Altın Oran
Leonardo da Vinci ile popülerleşen ‘Altın Oran’ kavramı; büyüğün küçüğe oranı olarak ifade edilir. Yüz estetiğinde bu oran büyük organların onun alt organları dediğimiz organlara oranıdır. Örneğin yüzün, boynun genişliğine oranı, dudağın ve kaşların birleşim yerine oranı, burun boyunun yüzün boyuna, çene ucunun, kaşların birleşim yerine ve ağız boyunun burun genişliğine, burun genişliğinin burun deliklerine ve göz bebekleri arası ile kaşlar arasındaki mesafeye oranı gibi.
Altın oran, matematik ve sanatta, bir bütünün parçaları arasında gözlemlenen, uyum açısından en yetkin boyutları verdiği sanılan geometrik ve sayısal bir oran bağıntısıdır. Eski Mısırlılar ve Yunanlar tarafından keşfedilmiş, mimaride ve sanatta kullanılmıştır.

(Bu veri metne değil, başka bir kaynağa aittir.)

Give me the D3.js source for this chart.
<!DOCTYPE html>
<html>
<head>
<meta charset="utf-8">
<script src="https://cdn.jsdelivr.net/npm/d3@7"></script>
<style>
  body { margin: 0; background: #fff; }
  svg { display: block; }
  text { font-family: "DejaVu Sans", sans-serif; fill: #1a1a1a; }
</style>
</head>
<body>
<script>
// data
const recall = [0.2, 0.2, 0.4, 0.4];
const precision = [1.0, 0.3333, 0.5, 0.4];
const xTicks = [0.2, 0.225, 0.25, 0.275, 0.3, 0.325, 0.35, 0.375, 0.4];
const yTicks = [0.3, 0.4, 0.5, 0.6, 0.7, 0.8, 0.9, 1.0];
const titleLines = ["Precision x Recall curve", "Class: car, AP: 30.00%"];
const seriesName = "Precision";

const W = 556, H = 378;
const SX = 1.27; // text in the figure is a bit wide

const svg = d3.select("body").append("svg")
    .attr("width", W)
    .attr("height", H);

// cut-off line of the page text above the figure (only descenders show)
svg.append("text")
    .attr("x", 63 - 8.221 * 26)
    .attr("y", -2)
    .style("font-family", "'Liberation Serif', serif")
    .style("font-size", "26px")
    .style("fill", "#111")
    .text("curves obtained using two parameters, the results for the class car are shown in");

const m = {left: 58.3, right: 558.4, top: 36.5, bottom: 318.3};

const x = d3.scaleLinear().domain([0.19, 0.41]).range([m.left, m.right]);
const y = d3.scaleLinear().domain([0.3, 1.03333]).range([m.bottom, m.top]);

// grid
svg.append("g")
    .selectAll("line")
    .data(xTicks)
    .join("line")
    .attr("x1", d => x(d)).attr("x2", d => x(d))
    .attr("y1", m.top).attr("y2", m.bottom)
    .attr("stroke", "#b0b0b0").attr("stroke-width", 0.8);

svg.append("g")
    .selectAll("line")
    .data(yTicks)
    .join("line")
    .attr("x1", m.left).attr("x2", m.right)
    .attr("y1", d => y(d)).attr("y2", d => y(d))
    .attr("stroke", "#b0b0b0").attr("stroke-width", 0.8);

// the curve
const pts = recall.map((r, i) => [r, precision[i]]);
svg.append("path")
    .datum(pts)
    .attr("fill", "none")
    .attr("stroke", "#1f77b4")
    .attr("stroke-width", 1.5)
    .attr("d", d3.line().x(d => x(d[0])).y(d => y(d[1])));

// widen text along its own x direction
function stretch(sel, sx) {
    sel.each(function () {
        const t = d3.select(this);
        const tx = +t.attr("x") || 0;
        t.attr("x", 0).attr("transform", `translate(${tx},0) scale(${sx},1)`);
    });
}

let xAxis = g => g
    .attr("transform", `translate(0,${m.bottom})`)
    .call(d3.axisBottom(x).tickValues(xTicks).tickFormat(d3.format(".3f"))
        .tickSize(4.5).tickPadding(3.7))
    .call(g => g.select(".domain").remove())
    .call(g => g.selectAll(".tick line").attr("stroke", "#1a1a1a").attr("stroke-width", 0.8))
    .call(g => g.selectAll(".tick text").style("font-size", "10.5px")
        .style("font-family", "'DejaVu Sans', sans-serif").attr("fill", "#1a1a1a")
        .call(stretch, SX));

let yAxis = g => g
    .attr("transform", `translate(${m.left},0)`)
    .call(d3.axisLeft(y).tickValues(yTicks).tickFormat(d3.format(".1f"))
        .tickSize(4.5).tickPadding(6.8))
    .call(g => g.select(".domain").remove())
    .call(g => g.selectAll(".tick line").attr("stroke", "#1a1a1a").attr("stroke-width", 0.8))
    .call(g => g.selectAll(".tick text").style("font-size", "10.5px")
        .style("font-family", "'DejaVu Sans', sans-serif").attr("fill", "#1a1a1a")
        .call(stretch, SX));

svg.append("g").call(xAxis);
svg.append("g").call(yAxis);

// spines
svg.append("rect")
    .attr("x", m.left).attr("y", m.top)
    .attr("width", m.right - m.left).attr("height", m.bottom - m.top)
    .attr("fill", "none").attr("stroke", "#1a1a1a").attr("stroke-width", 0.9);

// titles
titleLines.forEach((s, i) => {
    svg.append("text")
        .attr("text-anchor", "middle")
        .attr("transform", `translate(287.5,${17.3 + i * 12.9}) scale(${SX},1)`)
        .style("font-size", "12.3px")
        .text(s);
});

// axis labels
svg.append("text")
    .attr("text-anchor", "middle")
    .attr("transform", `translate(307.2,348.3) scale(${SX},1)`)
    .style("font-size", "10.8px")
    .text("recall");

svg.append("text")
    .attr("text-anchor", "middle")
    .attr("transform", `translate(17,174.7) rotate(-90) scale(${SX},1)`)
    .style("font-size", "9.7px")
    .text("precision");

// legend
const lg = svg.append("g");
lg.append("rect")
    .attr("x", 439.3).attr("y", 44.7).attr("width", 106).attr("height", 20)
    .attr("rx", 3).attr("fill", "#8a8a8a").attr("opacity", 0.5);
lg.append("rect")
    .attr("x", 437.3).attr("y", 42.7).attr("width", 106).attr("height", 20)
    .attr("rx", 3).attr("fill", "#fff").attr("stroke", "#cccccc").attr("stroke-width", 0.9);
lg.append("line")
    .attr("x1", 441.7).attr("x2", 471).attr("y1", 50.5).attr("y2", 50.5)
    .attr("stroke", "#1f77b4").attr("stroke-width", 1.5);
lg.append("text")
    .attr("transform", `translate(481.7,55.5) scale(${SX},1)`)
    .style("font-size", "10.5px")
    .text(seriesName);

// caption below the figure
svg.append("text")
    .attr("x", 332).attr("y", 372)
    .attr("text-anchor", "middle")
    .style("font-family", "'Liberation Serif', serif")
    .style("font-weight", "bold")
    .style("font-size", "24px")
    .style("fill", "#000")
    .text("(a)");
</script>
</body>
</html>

Altın Oran, kadim uygarlıkların da kullandığı bir oran prensibi idi. Doğa’da her şey bir sayısal değere karşılık gelir. Matematiğin eski kuramcıları da doğanın işleyiş yasalarını, varoluş ve nedenleri açıklamak için sayıları kullandılar. Buldukları kimi evrensel kodları ise Altın Oran, Altın Sarmal, Phi sayısı, Fibonacci Dizilimi gibi sayıların dizilim kalıplarıyla açıkladılar.
Plastik sanatlar ve mimari doğadaki bu uyum yasalarının izinden giderek estetik olana ulaşmaya çalışır. Bu matematiksel kalıplar, insan bedeninde ideal oranı hesaplamak için de kullanılmıştır. Eski Mısır Rölyeflerinde, Antik Yunan ve Roma sanat Eserlerinde oldukça belirgin olan bu uyum prensibi, 1,618 olan Phi sayısına dayanır.